Der Kölner Verbundbrief von 1396 mit seinen weit reichenden politischen und wirtschaftlichen Folgen und seinem Anspruch auf Qualitätskontrolle wird ebenfalls erwähnt und erinnert noch einmal an die Feierlichkeiten zum 600-jährigen Bestehen im Jahre 1996. Außerdem wird die langanhaltende Marienverehrung in den Brauhäusern diskutiert und danach auf den Einfluss des 30-jährigen Kriegs auf das Brauwesen eingegangen.

Der nächste wichtige Abschnitt ist die Zeit der napoleonischen Besetzung Kölns mit der Auflösung der Zünfte und Gaffeln, gefolgt von dem Beginn der Industrialisierung und deren Einwirkung auf das Brauwesen. Sehr gerafft werden danach die Veränderungen des Brauwesens durch den Ersten und Zweiten Weltkrieg beschrieben, während die Entwicklung nach 1946 wieder wesentlich mehr Raum einnimmt.

Ungefähr das letzte Drittel des Buchs setzt sich mit der modernen Kölner Brauhauskultur auseinander, wobei zunächst die Figur des Köbes sehr viel - verdienten - Raum einnimmt.
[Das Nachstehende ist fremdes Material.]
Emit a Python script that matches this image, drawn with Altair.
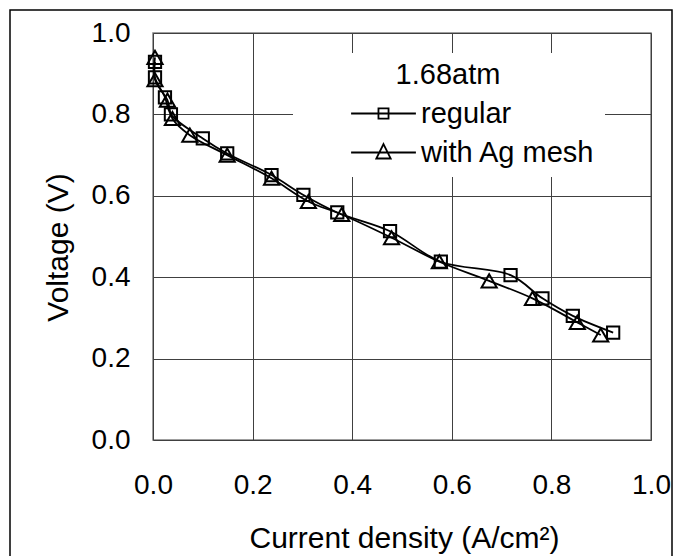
import altair as alt
import pandas as pd

# ---- data ----
series_names = ["regular", "with Ag mesh"]

reg_j = [0.004, 0.004, 0.024, 0.036, 0.100, 0.149, 0.238, 0.302, 0.370, 0.476,
         0.578, 0.718, 0.782, 0.843, 0.924]
reg_v = [0.929, 0.891, 0.842, 0.800, 0.741, 0.704, 0.651, 0.602, 0.559, 0.513,
         0.438, 0.405, 0.348, 0.305, 0.264]

ag_j = [0.004, 0.004, 0.029, 0.039, 0.074, 0.149, 0.238, 0.312, 0.379, 0.479,
        0.575, 0.675, 0.762, 0.852, 0.899]
ag_v = [0.940, 0.885, 0.835, 0.790, 0.749, 0.700, 0.643, 0.586, 0.554, 0.497,
        0.438, 0.391, 0.348, 0.289, 0.258]

x_ticks = [0.0, 0.2, 0.4, 0.6, 0.8, 1.0]
y_ticks = [0.0, 0.2, 0.4, 0.6, 0.8, 1.0]

legend_title = "1.68atm"
x_title = "Current density (A/cm\u00b2)"
y_title = "Voltage (V)"

rows = []
for i, (j, v) in enumerate(zip(reg_j, reg_v)):
    rows.append({"series": series_names[0], "j": j, "v": v, "i": i})
for i, (j, v) in enumerate(zip(ag_j, ag_v)):
    rows.append({"series": series_names[1], "j": j, "v": v, "i": i})
df = pd.DataFrame(rows)

FONT = "Liberation Sans"
FS_TICK = 28
FS_TITLE = 30
FS_LEG = 29

xs = alt.Scale(domain=[0, 1], nice=False, zero=False)
ys = alt.Scale(domain=[0, 1], nice=False, zero=False)

x_enc = alt.X(
    "j:Q", scale=xs,
    axis=alt.Axis(values=x_ticks, format=".1f", title=x_title, grid=True,
                  ticks=False, tickSize=0, domain=False, labelPadding=31,
                  labelFlush=False, titleX=251, titleY=107,
                  titleBaseline="alphabetic", titleAlign="center",
                  titleAnchor="middle"))
y_enc = alt.Y(
    "v:Q", scale=ys,
    axis=alt.Axis(values=y_ticks, format=".1f", title=y_title, grid=True,
                  ticks=False, tickSize=0, domain=False, labelPadding=23,
                  labelFlush=False, titleX=-86, titleY=214, titleAngle=270,
                  titleBaseline="alphabetic", titleAlign="center",
                  titleAnchor="middle"))

base = alt.Chart(df)

lines = base.mark_line(interpolate="catmull-rom", color="black",
                       strokeWidth=1.8, clip=False).encode(
    x=x_enc, y=y_enc, detail="series:N", order="i:Q")

points = base.mark_point(filled=False, color="black", strokeWidth=2,
                         opacity=1, clip=False).encode(
    x=x_enc, y=y_enc,
    shape=alt.Shape("series:N",
                    scale=alt.Scale(domain=series_names,
                                    range=["square", "triangle-up"]),
                    legend=None),
    size=alt.Size("series:O",
                  scale=alt.Scale(domain=series_names, range=[150, 230]),
                  legend=None))

# legend-only layer: symbols are a line segment with the series marker
sq_path = "M-2.7,0H2.7M-0.42,-0.42H0.42V0.42H-0.42Z"
tri_path = "M-2.7,0H2.7M0,-0.7L0.6,0.5H-0.6Z"

legend_layer = base.mark_point(filled=False, color="black", opacity=1,
                               strokeWidth=1.8).encode(
    x=x_enc, y=y_enc,
    shape=alt.Shape("series:N",
                    scale=alt.Scale(domain=series_names,
                                    range=[sq_path, tri_path]),
                    legend=alt.Legend(
                        title=legend_title, orient="none",
                        legendX=140, legendY=20, padding=8,
                        fillColor="white", strokeColor="white",
                        symbolSize=576, symbolOffset=68, labelOffset=23,
                        symbolStrokeColor="black", symbolStrokeWidth=1.8,
                        symbolFillColor="transparent", symbolOpacity=1,
                        labelFont=FONT, labelFontSize=FS_LEG,
                        labelColor="black", labelLimit=500, rowPadding=9,
                        labelExpr="datum.label + '     '",
                        titleFont=FONT, titleFontSize=FS_LEG,
                        titleColor="black", titleFontWeight="normal",
                        titleAnchor="middle", titlePadding=9,
                        titleLimit=500))
).transform_filter("datum.j < 0")

border = alt.Chart(alt.Data(values=[{}])).mark_rect(
    fill="transparent", stroke="black", strokeWidth=1.5, clip=False
).encode(x=alt.value(-143), x2=alt.value(519),
         y=alt.value(-23), y2=alt.value(600))

chart = alt.layer(border, lines, points, legend_layer).resolve_scale(
    shape="independent", size="independent"
).resolve_legend(shape="independent").properties(
    width=498, height=407,
    autosize=alt.AutoSizeParams(type="none"),
    padding={"left": 153, "top": 33, "right": 23, "bottom": 116},
).configure(font=FONT).configure_view(
    stroke="#808080", strokeWidth=1.5
).configure_axis(
    gridColor="#404040", gridWidth=1, gridOpacity=1,
    labelFont=FONT, labelFontSize=FS_TICK, labelColor="black",
    titleFont=FONT, titleFontSize=FS_TITLE, titleColor="black",
    titleFontWeight="normal"
)

chart.save("out.html", embed_options={"renderer": "svg", "actions": False})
Dann wird das Publikum und der Aufbau des typischen Kölner Brauhauses dargestellt. Der rein informelle Teil endet mit einem "kölschen Kneipen-Knigge", der dem Imi (also dem "Zugereisten") zeigen soll, wie man sich langsam in die Brauhauskultur einleben kann, ohne durch einen dummen Fehler zum Geächteten zu werden. Hierauf folgen einige Gedichte zum Thema, bevor das Buch mit einem Deutsch-Kölschen Wörterbüchlein abschließt.

Eingeleitet durch ein Vorwort des Vorsitzenden des Kölner-Brauerei-Verbandes e.V. Heinrich Becker und aufgepeppt durch historische Darstellungen und Werbungen und vor allem durch die sympathischen Zeichnungen KH Schrörs', ist dieses Buch ein Vergnügen für jeden Freund des flüssigen Goldes aus de' Stang und jeden, der es noch werden möchte.

(K.-G. Beck-Ewerhardy; 11/2003)


Franz Mathar, KH Schrörs: "Kölsch Story"
Emons, 2003. 176 Seiten, zahlreiche Abbildungen.
ISBN 3-89705-312-8.
ca. EUR 17,50. Buch bestellen

Liens:
Kölner Brauhaus-Wanderweg
koelsch-net.de

 

 

 

 

 

 

 

Köbes (Plural: Köbesse): So bezeichnet man in den Brauhäusern Kölns die mit blauer Kluft bekleideten und für ihre raue Schlagfertigkeit bekannten Kellner; es handelt sich um eine Kurzform von "Jakob". Köbesse duzen die Brauhausgäste übrigens prinzipiell und servieren (auch unaufgefordert) so lange weitere Bierchen, bis der Gast einen Bierdeckel auf sein Glas legt.
Zur Veranschaulichung mögen folgende Witze dienen:

Gast: "Herr Ober, bitte ein Mineralwasser"
Köbes: "Auch Handtuch und Seife?"

Gast: "Herr Ober, bitte ein Dunkel-Bier!"
Köbes zum Zappes: "Maach ens et Leech us, he will einer Dunkel-Bier!"